A trip to Footscray — the true Little Saigon — with Mr Nguyen


Herr Nguyen may be off to Seoul — good for his korea — and so we finally got round to driving over to Footscray to check out the thing that makes Victoria St look like a pale imitation. That thing is the Vietnamese market. I had long thought the Nguyens had been taking the train to the Footscray Market proper, but discovered that there is a second exclusively Vietnamese market, established in 1992. If you hanker after overseas travel but are short of cash, you could go and stay the night in Little Saigon. Once inside the Vietnamese Market, it only takes the ignoring of a small amount of English writing to suspend disbelief.

No Thai restaurants there, but damn were there a lot of mangoes. It’s the height of mango season, and box after box-full were there in many of their manifestations. Some of the most beautiful combinations of colours are to found on the skin of a mango, but my point and clicker could not do them justice in the harsh glare of the fluorescent lights. There were the somewhat cashew-nut-shaped ones, and the burstingly rotund ones, the bright pink, the bright gold, the gorgeous speckled fruit tingle ones, and the green. And slices were set out on a plate for tasting, accompanied by salt and chilli into which you dipped them and ate them, and, in the case of the green ones, fish sauce and chilli.
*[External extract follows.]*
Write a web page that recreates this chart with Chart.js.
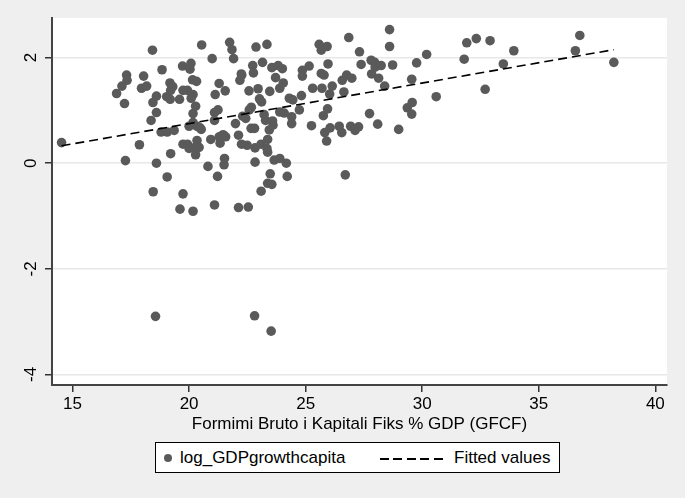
<!DOCTYPE html>
<html>
<head>
<meta charset="utf-8">
<script src="https://cdn.jsdelivr.net/npm/chart.js@4.4.0/dist/chart.umd.min.js"></script>
<style>
  html, body { margin: 0; padding: 0; background: #efefef; }
  #wrap { position: relative; width: 685px; height: 498px; }
  #legend {
    position: absolute; left: 155px; top: 442px; width: 405px; height: 31px;
    background: #fff; border: 1px solid #000; box-sizing: border-box;
    font-family: "Liberation Sans", Arial, sans-serif; font-size: 17px; color: #000;
  }
  #legend .dot { position: absolute; left: 8px; top: 11px; width: 8px; height: 8px; border-radius: 50%; background: #5a5a5a; }
  #legend .dash {
    position: absolute; left: 224px; top: 15px; width: 64px; height: 2px;
    background: repeating-linear-gradient(to right, #000 0 9px, transparent 9px 13.5px);
  }
  #legend .lbl { position: absolute; top: 5px; line-height: 19px; white-space: nowrap; }
</style>
</head>
<body>
<div id="wrap">
  <canvas id="myChart" width="685" height="498"></canvas>
  <div id="legend">
    <span class="dot"></span><span class="lbl" style="left:24px">log_GDPgrowthcapita</span>
    <span class="dash"></span><span class="lbl" style="left:298px">Fitted values</span>
  </div>
</div>
<script>
// GFCF (% of GDP) on x, log GDP growth per capita on y
const gfcf = [
  14.53, 16.89, 17.12, 17.32, 17.34, 17.23, 17.27, 17.87, 17.96, 18.05,
  18.18, 18.43, 18.37, 18.45, 18.6, 18.6, 18.46, 18.6, 18.56, 18.84,
  18.8, 19.04, 19.06, 19.18, 19.21, 19.19, 19.21, 19.3, 19.06, 19.36,
  19.59, 19.72, 19.74, 19.74, 19.74, 19.61, 19.93, 19.93, 20.08, 20.04,
  20.15, 20.17, 20.09, 20.0, 20.0, 20.17, 20.28, 20.32, 20.17, 20.28,
  20.34, 20.34, 20.28, 20.43, 20.47, 20.52, 20.54, 20.81, 20.93, 20.99,
  21.09, 21.12, 21.09, 21.09, 21.22, 21.24, 21.29, 21.29, 21.33, 21.46,
  21.5, 21.52, 21.55, 21.57, 21.74, 21.84, 21.91, 21.99, 22.12, 22.12,
  22.18, 22.24, 22.25, 22.26, 22.3, 22.43, 22.49, 22.54, 22.57, 22.58,
  22.67, 22.66, 22.73, 22.76, 22.81, 22.83, 22.83, 22.81, 22.87, 22.96,
  23.02, 23.11, 23.09, 23.09, 23.15, 23.22, 23.28, 23.34, 23.37, 23.34,
  23.37, 23.37, 23.48, 23.52, 23.46, 23.44, 23.55, 23.6, 23.58, 23.55,
  23.65, 23.71, 23.82, 23.89, 23.89, 23.89, 24.0, 24.04, 24.08, 24.17,
  24.21, 24.3, 24.4, 24.4, 24.45, 24.73, 24.82, 24.86, 24.86, 25.15,
  25.25, 25.3, 25.58, 25.67, 25.67, 25.7, 25.76, 25.79, 25.82, 25.9,
  25.92, 25.96, 25.94, 26.03, 26.05, 26.14, 26.44, 26.55, 26.57, 26.64,
  26.7, 26.76, 26.85, 26.98, 26.93, 27.12, 27.27, 27.31, 27.38, 27.74,
  27.81, 27.83, 27.96, 27.98, 28.13, 28.09, 28.24, 28.39, 28.6, 28.6,
  28.73, 28.99, 29.36, 29.55, 29.57, 29.55, 29.76, 30.19, 30.6, 31.8,
  31.91, 32.32, 32.7, 32.91, 33.48, 33.93, 36.57, 36.76, 38.22, 20.17
];
const growth = [
  0.39, 1.32, 1.46, 1.67, 1.57, 1.13, 0.05, 0.35, 1.42, 1.65,
  1.46, 2.14, 0.81, 1.15, 1.27, 0.96, -0.54, 0.0, -2.9, 1.77,
  0.59, 1.26, -0.26, 1.52, 1.38, 1.21, 0.18, 1.45, 0.59, 0.62,
  1.21, 1.84, 1.38, 0.36, -0.58, -0.87, 1.38, 0.36, 1.89, 1.78,
  1.58, 1.3, 1.23, 0.7, 0.28, 0.94, 1.08, 1.55, -0.91, 0.31,
  0.43, 0.7, 0.16, 0.3, 0.67, 0.64, 2.24, -0.06, 0.45, 1.98,
  -0.79, 1.3, 0.96, 0.81, -0.25, 1.01, 1.51, 0.5, 0.38, 0.54,
  -0.03, 0.09, 1.37, 0.5, 2.29, 2.15, 1.98, 0.75, 0.53, -0.84,
  1.57, 1.69, 0.36, 1.67, 0.89, 0.85, 0.34, -0.83, 1.37, 1.01,
  1.06, 0.66, 1.85, 1.71, 0.66, 0.29, 0.02, -2.89, 2.2, 1.41,
  1.22, 1.16, 0.36, -0.53, 1.91, 0.92, 0.81, 2.25, 0.45, 0.28,
  0.21, -0.38, -0.2, -3.18, 1.36, 0.63, 1.81, 0.72, 0.8, -0.4,
  0.06, 1.62, 1.85, 1.42, 0.09, 0.97, 1.79, 1.52, 0.95, 0.0,
  -0.25, 1.23, 0.88, 0.75, 1.2, 1.01, 1.28, 1.76, 1.65, 1.84,
  0.71, 1.42, 2.25, 2.14, 1.7, 1.42, 0.9, 1.67, 0.58, 0.42,
  2.21, 1.88, 1.03, 1.31, 0.67, 1.46, 0.7, 0.58, 1.57, 1.35,
  -0.22, 1.67, 2.38, 1.61, 0.7, 0.62, 0.69, 2.11, 1.87, 0.94,
  1.95, 1.69, 1.91, 1.82, 1.61, 0.74, 1.85, 1.46, 2.53, 2.21,
  1.86, 0.64, 1.05, 1.59, 1.15, 0.93, 1.9, 2.06, 1.26, 1.97,
  2.28, 2.36, 1.4, 2.32, 1.88, 2.13, 2.13, 2.42, 1.91, 0.77
];
// Fitted values line, end points
const fitX = [14.53, 38.22];
const fitY = [0.33, 2.15];

const xTicks = [15, 20, 25, 30, 35, 40];
const yTicks = [-4, -2, 0, 2];

const FONT = '"Liberation Sans", Arial, sans-serif';

// white plot region, grey around it
const plotBg = {
    id: 'plotBg',
    beforeDraw(chart) {
        const a = chart.chartArea;
        const ctx = chart.ctx;
        ctx.save();
        ctx.fillStyle = '#ffffff';
        ctx.fillRect(a.left, a.top, a.right - a.left, a.bottom - a.top);
        ctx.restore();
    }
};

function initChart() {
    const data = {
        datasets: [{
            label: 'log_GDPgrowthcapita',
            data: gfcf.map((x, i) => ({ x: x, y: growth[i] })),
            backgroundColor: '#5a5a5a',
            borderWidth: 0,
            pointRadius: 4.8,
            order: 2
        }, {
            label: 'Fitted values',
            type: 'line',
            data: fitX.map((x, i) => ({ x: x, y: fitY[i] })),
            borderColor: '#000000',
            borderWidth: 1.6,
            borderDash: [9, 5],
            pointRadius: 0,
            fill: false,
            order: 1
        }]
    };

    const config = {
        type: 'scatter',
        data: data,
        plugins: [plotBg],
        options: {
            responsive: false,
            animation: false,
            devicePixelRatio: 1,
            layout: { padding: { left: 0, top: 18, right: 18, bottom: 63 } },
            plugins: { legend: { display: false }, tooltip: { enabled: false } },
            scales: {
                x: {
                    type: 'linear',
                    min: 14.12,
                    max: 40.5,
                    afterBuildTicks: s => { s.ticks = xTicks.map(v => ({ value: v })); },
                    afterFit: s => { s.height = 50; },
                    ticks: { color: '#000', font: { family: FONT, size: 17 }, padding: 2, maxRotation: 0, autoSkip: false },
                    grid: { drawOnChartArea: false, tickLength: 7, tickColor: '#333', lineWidth: 1.5 },
                    border: { display: true, color: '#444', width: 2 },
                    title: {
                        display: true,
                        text: 'Formimi Bruto i Kapitali Fiks % GDP (GFCF)',
                        color: '#000',
                        font: { family: FONT, size: 17 },
                        padding: { top: 0, bottom: 0 }
                    }
                },
                y: {
                    type: 'linear',
                    min: -4.2,
                    max: 2.75,
                    afterBuildTicks: s => { s.ticks = yTicks.map(v => ({ value: v })); },
                    afterFit: s => { s.width = 52; },
                    ticks: { color: '#000', font: { family: FONT, size: 17 }, padding: 6, minRotation: 90, maxRotation: 90, crossAlign: 'center' },
                    grid: { color: '#e8e8e8', lineWidth: 1.5, tickLength: 7, tickColor: '#333' },
                    border: { display: true, color: '#444', width: 2 }
                }
            }
        }
    };
    new Chart(document.getElementById('myChart'), config);
}

document.addEventListener('DOMContentLoaded', function () {
    initChart();
});
</script>
</body>
</html>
There were live lobsters to be had ($65 a kilo), plenty of live barramundi ($15 a kilo), both swimming around in tanks, and even the fish out of water in the glass cabinets were still flapping around. Mr Nguyen asked if I had ever eaten live fish, by which he meant, thankfully, just-killed fish, and I said no. He assured me the experience was “absolutely  different”. He is a man with discerning tastes: does not eat frozen food, will not buy peeled prawns, and I have no doubt he is right. There were fresh local shellfish which you don’t find except in Asian fishmongers. There were banana flowers, banana roots, galangal galore, longans, durians, jackfruit and all the “normal” stuff, not to mention $10 bunches of peonie roses.
Then there were the greens: in the mosaic above, there are one of the magnificent mints and pumpkin leaves. Twenty or thirty varieties, only a few of which would be available in a non-Vietnamese supermarket — coriander, celery, Vietnamese mint, spinach, what we call bok choy, and, if you were lucky, Thai basil. Vietnamese cuisine is heavily dependent on these herbs, and they are what make good Vietnamese food so delicious and unique. I bought, for 50c, a mixed bunch of mints and other cooking herbs. I threw a similar bunch into a salad with prawns and lettuce the other day and Miss K went gaga about it.

Details:

LITTLE SAIGON
Nicholson Street, Footscray, 9687 3505
Melway: 42 C4
Open: Monday-Thursday 9am-6pm, Friday 9am-9pm, Saturday 9am-7pm, Sunday 9am-6pm
Stalls: 30
Transport: Tram 82 from Moonee Ponds; numerous buses pass nearby, including 472 (Moonee Ponds to Williamstown), 223 (Yarraville to Highpoint) and 402 (East Melbourne to Footscray); train to Footscray station.